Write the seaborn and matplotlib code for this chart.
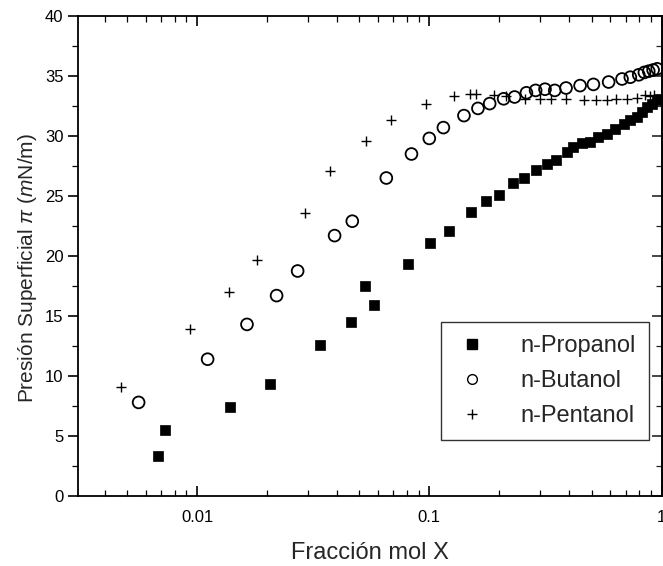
import matplotlib
matplotlib.use("Agg")
import matplotlib.pyplot as plt
import seaborn as sns
import pandas as pd
from matplotlib.ticker import FixedLocator, FixedFormatter, MultipleLocator, LogLocator, NullFormatter
from matplotlib.lines import Line2D

# ---- data ----
prop_x = [0.0068, 0.0073, 0.0139, 0.0206, 0.0338, 0.0459, 0.0527, 0.0578, 0.0806, 0.101,
          0.121, 0.151, 0.176, 0.200, 0.230, 0.255, 0.287, 0.320, 0.353, 0.391,
          0.416, 0.454, 0.493, 0.535, 0.582, 0.632, 0.687, 0.734, 0.785, 0.825,
          0.867, 0.912, 0.957, 0.99]
prop_y = [3.3, 5.5, 7.4, 9.3, 12.6, 14.5, 17.5, 15.9, 19.3, 21.1,
          22.1, 23.7, 24.6, 25.1, 26.1, 26.5, 27.2, 27.7, 28.0, 28.7,
          29.1, 29.4, 29.5, 29.9, 30.2, 30.6, 31.0, 31.3, 31.6, 32.0,
          32.4, 32.7, 33.0, 33.1]

but_x = [0.0056, 0.0111, 0.0164, 0.0220, 0.0271, 0.0391, 0.0466, 0.0653, 0.0838, 0.100,
         0.115, 0.141, 0.162, 0.182, 0.209, 0.233, 0.262, 0.287, 0.315, 0.347,
         0.388, 0.446, 0.509, 0.592, 0.676, 0.734, 0.798, 0.844, 0.881, 0.920, 0.958]
but_y = [7.8, 11.4, 14.3, 16.7, 18.75, 21.7, 22.9, 26.5, 28.5, 29.8,
         30.7, 31.7, 32.3, 32.7, 33.1, 33.25, 33.6, 33.8, 33.9, 33.8,
         34.0, 34.2, 34.3, 34.5, 34.75, 34.9, 35.1, 35.3, 35.4, 35.5, 35.6]

pent_x = [0.0047, 0.0093, 0.0137, 0.0182, 0.0292, 0.0372, 0.0535, 0.0687, 0.0964, 0.128,
          0.150, 0.159, 0.190, 0.215, 0.258, 0.299, 0.333, 0.388, 0.465, 0.523,
          0.582, 0.638, 0.711, 0.785, 0.853, 0.889, 0.926]
pent_y = [9.1, 13.9, 17.0, 19.7, 23.6, 27.1, 29.55, 31.3, 32.7, 33.3,
          33.5, 33.5, 33.4, 33.3, 33.1, 33.1, 33.1, 33.1, 33.0, 33.0,
          33.0, 33.1, 33.1, 33.2, 33.4, 33.3, 33.4]

series_names = ["n-Propanol", "n-Butanol", "n-Pentanol"]
x_tick_vals = [0.01, 0.1, 1]
x_tick_labels = ["0.01", "0.1", "1"]
y_tick_vals = [0, 5, 10, 15, 20, 25, 30, 35, 40]

# ---- plot ----
sns.set_style("white")
plt.rcParams['font.family'] = ['Liberation Sans', 'DejaVu Sans']
plt.rcParams['mathtext.fontset'] = 'custom'
plt.rcParams['mathtext.rm'] = 'Liberation Sans'
plt.rcParams['mathtext.it'] = 'Liberation Sans:italic'

fig = plt.figure(figsize=(6.63, 5.66), dpi=100)
ax = fig.add_axes([78 / 663, 1 - 496 / 566, (661.5 - 78) / 663, (496 - 16) / 566])

df_p = pd.DataFrame({"x": prop_x, "y": prop_y})
df_b = pd.DataFrame({"x": but_x, "y": but_y})
df_n = pd.DataFrame({"x": pent_x, "y": pent_y})

sns.scatterplot(data=df_p, x="x", y="y", ax=ax, marker="s", s=48, color="black",
                edgecolor="black", linewidth=0.5, legend=False)
sns.scatterplot(data=df_b, x="x", y="y", ax=ax, marker="o", s=72, facecolor="none",
                edgecolor="black", linewidth=1.3, legend=False)
sns.scatterplot(data=df_n, x="x", y="y", ax=ax, marker="+", s=55, color="black",
                linewidth=1.0, legend=False)

ax.set_xscale("log")
ax.set_xlim(0.00307, 1.0)
ax.set_ylim(0, 40)

ax.xaxis.set_major_locator(FixedLocator(x_tick_vals))
ax.xaxis.set_major_formatter(FixedFormatter(x_tick_labels))
ax.xaxis.set_minor_locator(LogLocator(base=10, subs=range(2, 10)))
ax.xaxis.set_minor_formatter(NullFormatter())
ax.yaxis.set_major_locator(FixedLocator(y_tick_vals))
ax.yaxis.set_minor_locator(MultipleLocator(2.5))

for s in ax.spines.values():
    s.set_color("black")
    s.set_linewidth(1.3)

ax.tick_params(axis="x", which="both", direction="in", top=True, bottom=True,
               labelsize=12, pad=10, colors="black")
ax.tick_params(axis="x", which="major", length=7, width=1.2)
ax.tick_params(axis="x", which="minor", length=4, width=0.9)
ax.tick_params(axis="y", which="both", direction="out", left=True, right=False,
               labelsize=12, colors="black")
ax.tick_params(axis="y", which="major", length=7, width=1.2)
ax.tick_params(axis="y", which="minor", length=4, width=0.9)

# right-side inward ticks
ax2 = ax.secondary_yaxis("right")
ax2.yaxis.set_major_locator(FixedLocator(y_tick_vals))
ax2.yaxis.set_minor_locator(MultipleLocator(2.5))
ax2.tick_params(axis="y", which="both", direction="in", labelright=False)
ax2.tick_params(axis="y", which="major", length=7, width=1.2)
ax2.tick_params(axis="y", which="minor", length=4, width=0.9)
ax2.spines["right"].set_linewidth(1.3)

ax.set_xlabel("Fracción mol X", fontsize=17, labelpad=12)
ax.set_ylabel(r"Presión Superficial $\pi$ ($m$N/m)", fontsize=15, labelpad=0)
ax.yaxis.set_label_coords(-0.066, 0.475)

handles = [
    Line2D([], [], linestyle="none", marker="s", markersize=7, color="black"),
    Line2D([], [], linestyle="none", marker="o", markersize=7, markerfacecolor="none",
           markeredgecolor="black", markeredgewidth=1.0),
    Line2D([], [], linestyle="none", marker="+", markersize=7, color="black",
           markeredgewidth=1.0),
]
leg = ax.legend(handles, series_names, loc="lower right", bbox_to_anchor=(0.978, 0.117),
                frameon=True, fancybox=False, shadow=False, fontsize=17,
                handletextpad=1.3, borderpad=0.55, labelspacing=0.55, borderaxespad=0,
                handlelength=1.5)
leg.get_frame().set_edgecolor("black")
leg.get_frame().set_linewidth(1.0)

fig.savefig("out.png", dpi=100)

****************************************

> **Stated exercise**
Extract every line of the data exactly; pictures stay out.

> **Solution**
Write the seaborn and matplotlib code for this chart.
import matplotlib
matplotlib.use("Agg")
import matplotlib.pyplot as plt
import seaborn as sns
import pandas as pd
from matplotlib.ticker import FixedLocator, FixedFormatter, MultipleLocator, LogLocator, NullFormatter
from matplotlib.lines import Line2D

# ---- data ----
prop_x = [0.0068, 0.0073, 0.0139, 0.0206, 0.0338, 0.0459, 0.0527, 0.0578, 0.0806, 0.101,
          0.121, 0.151, 0.176, 0.200, 0.230, 0.255, 0.287, 0.320, 0.353, 0.391,
          0.416, 0.454, 0.493, 0.535, 0.582, 0.632, 0.687, 0.734, 0.785, 0.825,
          0.867, 0.912, 0.957, 0.99]
prop_y = [3.3, 5.5, 7.4, 9.3, 12.6, 14.5, 17.5, 15.9, 19.3, 21.1,
          22.1, 23.7, 24.6, 25.1, 26.1, 26.5, 27.2, 27.7, 28.0, 28.7,
          29.1, 29.4, 29.5, 29.9, 30.2, 30.6, 31.0, 31.3, 31.6, 32.0,
          32.4, 32.7, 33.0, 33.1]

but_x = [0.0056, 0.0111, 0.0164, 0.0220, 0.0271, 0.0391, 0.0466, 0.0653, 0.0838, 0.100,
         0.115, 0.141, 0.162, 0.182, 0.209, 0.233, 0.262, 0.287, 0.315, 0.347,
         0.388, 0.446, 0.509, 0.592, 0.676, 0.734, 0.798, 0.844, 0.881, 0.920, 0.958]
but_y = [7.8, 11.4, 14.3, 16.7, 18.75, 21.7, 22.9, 26.5, 28.5, 29.8,
         30.7, 31.7, 32.3, 32.7, 33.1, 33.25, 33.6, 33.8, 33.9, 33.8,
         34.0, 34.2, 34.3, 34.5, 34.75, 34.9, 35.1, 35.3, 35.4, 35.5, 35.6]

pent_x = [0.0047, 0.0093, 0.0137, 0.0182, 0.0292, 0.0372, 0.0535, 0.0687, 0.0964, 0.128,
          0.150, 0.159, 0.190, 0.215, 0.258, 0.299, 0.333, 0.388, 0.465, 0.523,
          0.582, 0.638, 0.711, 0.785, 0.853, 0.889, 0.926]
pent_y = [9.1, 13.9, 17.0, 19.7, 23.6, 27.1, 29.55, 31.3, 32.7, 33.3,
          33.5, 33.5, 33.4, 33.3, 33.1, 33.1, 33.1, 33.1, 33.0, 33.0,
          33.0, 33.1, 33.1, 33.2, 33.4, 33.3, 33.4]

series_names = ["n-Propanol", "n-Butanol", "n-Pentanol"]
x_tick_vals = [0.01, 0.1, 1]
x_tick_labels = ["0.01", "0.1", "1"]
y_tick_vals = [0, 5, 10, 15, 20, 25, 30, 35, 40]

# ---- plot ----
sns.set_style("white")
plt.rcParams['font.family'] = ['Liberation Sans', 'DejaVu Sans']
plt.rcParams['mathtext.fontset'] = 'custom'
plt.rcParams['mathtext.rm'] = 'Liberation Sans'
plt.rcParams['mathtext.it'] = 'Liberation Sans:italic'

fig = plt.figure(figsize=(6.63, 5.66), dpi=100)
ax = fig.add_axes([78 / 663, 1 - 496 / 566, (661.5 - 78) / 663, (496 - 16) / 566])

df_p = pd.DataFrame({"x": prop_x, "y": prop_y})
df_b = pd.DataFrame({"x": but_x, "y": but_y})
df_n = pd.DataFrame({"x": pent_x, "y": pent_y})

sns.scatterplot(data=df_p, x="x", y="y", ax=ax, marker="s", s=48, color="black",
                edgecolor="black", linewidth=0.5, legend=False)
sns.scatterplot(data=df_b, x="x", y="y", ax=ax, marker="o", s=72, facecolor="none",
                edgecolor="black", linewidth=1.3, legend=False)
sns.scatterplot(data=df_n, x="x", y="y", ax=ax, marker="+", s=55, color="black",
                linewidth=1.0, legend=False)

ax.set_xscale("log")
ax.set_xlim(0.00307, 1.0)
ax.set_ylim(0, 40)

ax.xaxis.set_major_locator(FixedLocator(x_tick_vals))
ax.xaxis.set_major_formatter(FixedFormatter(x_tick_labels))
ax.xaxis.set_minor_locator(LogLocator(base=10, subs=range(2, 10)))
ax.xaxis.set_minor_formatter(NullFormatter())
ax.yaxis.set_major_locator(FixedLocator(y_tick_vals))
ax.yaxis.set_minor_locator(MultipleLocator(2.5))

for s in ax.spines.values():
    s.set_color("black")
    s.set_linewidth(1.3)

ax.tick_params(axis="x", which="both", direction="in", top=True, bottom=True,
               labelsize=12, pad=10, colors="black")
ax.tick_params(axis="x", which="major", length=7, width=1.2)
ax.tick_params(axis="x", which="minor", length=4, width=0.9)
ax.tick_params(axis="y", which="both", direction="out", left=True, right=False,
               labelsize=12, colors="black")
ax.tick_params(axis="y", which="major", length=7, width=1.2)
ax.tick_params(axis="y", which="minor", length=4, width=0.9)

# right-side inward ticks
ax2 = ax.secondary_yaxis("right")
ax2.yaxis.set_major_locator(FixedLocator(y_tick_vals))
ax2.yaxis.set_minor_locator(MultipleLocator(2.5))
ax2.tick_params(axis="y", which="both", direction="in", labelright=False)
ax2.tick_params(axis="y", which="major", length=7, width=1.2)
ax2.tick_params(axis="y", which="minor", length=4, width=0.9)
ax2.spines["right"].set_linewidth(1.3)

ax.set_xlabel("Fracción mol X", fontsize=17, labelpad=12)
ax.set_ylabel(r"Presión Superficial $\pi$ ($m$N/m)", fontsize=15, labelpad=0)
ax.yaxis.set_label_coords(-0.066, 0.475)

handles = [
    Line2D([], [], linestyle="none", marker="s", markersize=7, color="black"),
    Line2D([], [], linestyle="none", marker="o", markersize=7, markerfacecolor="none",
           markeredgecolor="black", markeredgewidth=1.0),
    Line2D([], [], linestyle="none", marker="+", markersize=7, color="black",
           markeredgewidth=1.0),
]
leg = ax.legend(handles, series_names, loc="lower right", bbox_to_anchor=(0.978, 0.117),
                frameon=True, fancybox=False, shadow=False, fontsize=17,
                handletextpad=1.3, borderpad=0.55, labelspacing=0.55, borderaxespad=0,
                handlelength=1.5)
leg.get_frame().set_edgecolor("black")
leg.get_frame().set_linewidth(1.0)

fig.savefig("out.png", dpi=100)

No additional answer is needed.